In awe of the site’s inherent beauty, we opted for a silent architecture that would amplify rather than overpower nature to promote a healthy environment and protect the ecosystem.
When designing the San Silencio lodge in Costa Rica, our objective was to place the buildings as delicately as possible in the coastal jungle of Puerto Caldera. Camouflaged in its setting, this quiet, sculptural architecture seeks to disappear, immersing people in the environment with a heightened experience of coastal sights and sounds.
Sensual and sensitive, buildings here are intentionally reduced to their most essential elements. A hushed luxury permeates the resort to elevate the qualities of Costa Rica’s bountiful natural resources, both physical—lava stone, teak, and bamboo—and ethereal—sky, water, jungle, and mist.

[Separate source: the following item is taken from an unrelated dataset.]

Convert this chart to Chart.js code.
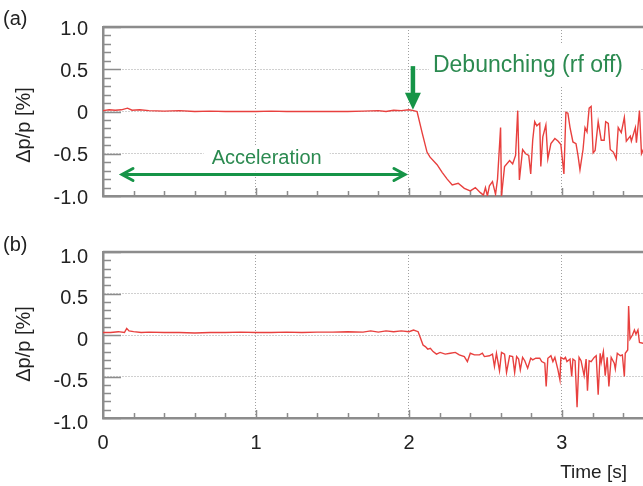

The desire to hide and cloak the project (the way an animal or insect might camouflage itself) led to structures placed around and between existing trees—their forms mirroring the contours of the land, making spaces that synchronize with the rhythms of the environment. We have deliberately blurred boundaries between human-made and nature, interior and exterior, so that the buildings feel like natural extensions of the jungle.
Beauty, power, and humility are drawn from a profound understanding of the seasons, the light and orientation, in an intimate relationship between architecture and its surrounding ocean and jungle habitats.
Sustainability is embedded throughout the lifecycle of San Silencio where intelligent planning provides opportunities for energy and resource conservation, upcycling, waste, and healthy building innovations. And, by sourcing food and operational needs from nearby communities, the project positively supports the local economy.